Similarly, while the commission is providing administrative support to the External Borders Agency, its "teeth" are supplied by member states and its continued existence depends on co-operation between member states, with the Council at the helm. We do not have a KGB-type force wearing the ring of stars, answerable to Brussels.

The same intergovernmental framework applies to the space programme, again funded by voluntary contributions from member states – which is why the Galileo programme is in so much trouble. The commission would like control but it remains outside its grasp.

We saw the same with the "diplomatic corps", certainly slated as a backdoor attempt to introduce the constitution, and worrying in its own right. But, in the final analysis, the plan relies on the voluntary co-operation of the member states. And, what can be given, can be taken away.

What is happening, therefore, is a subtle but important shift in the very nature of the European Union.
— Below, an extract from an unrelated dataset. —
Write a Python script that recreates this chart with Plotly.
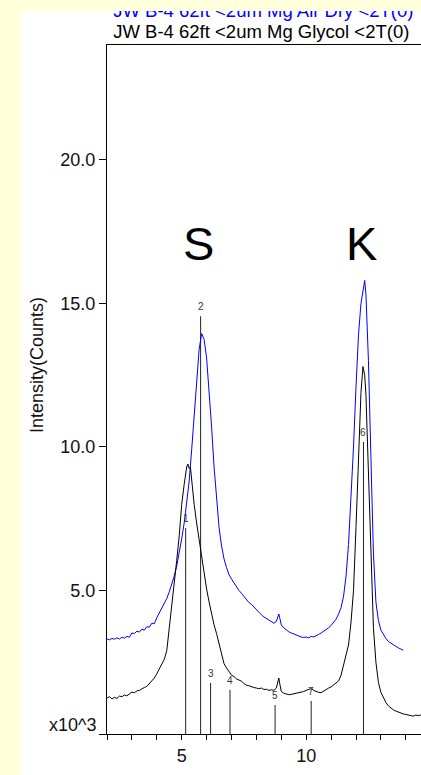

While the constitution was supposed to consolidate and extend the powers of the commission, entrenching the Monnet method – even bringing the European Council fully into the institutional structure – its failure has given a boost to the rival and instable process of intergovernmentalism.

Jacques Delors - crying foulIn that important respect, therefore, the constitution, as devised, is not being enacted. It is, in strict community terms, being subverted. If the commission president was more versed in the orthodoxies of the Monnet method, alarm bells would be ringing, but Barroso is going with the flow. It has thus been left to former commission president Jacques Delors to accuse member state leaders of driving the Union into its "worst ever crisis". In his own terms, he is right to do so.

From all this though, it is possible to gauge the complexities and subtleties of a game, the nature of which The Telegraph seems to be entirely unaware. In its ignorance, it rehearses the one-dimensional stereotype. "Brussels" it says, behaves this way "because, in short, that is what it has been designed to do."

Thus follows a "Janet and John" dissertation of the basics of the engrenage process – without, of course, that term being used - with a concluding peroration which asks, "How much longer can decent democrats subject themselves to such a system?"

And therein lies the unacknowledged paradox. The system is being hijacked by those self-same "democrats" – our very own leaders, who subject themselves to the system - and increasingly run it - because it suits them. They are our problem, more so as the ways of the Council, which they employ, are even more secretive than those of the commission. Strangely, they are Brussels' problem as well.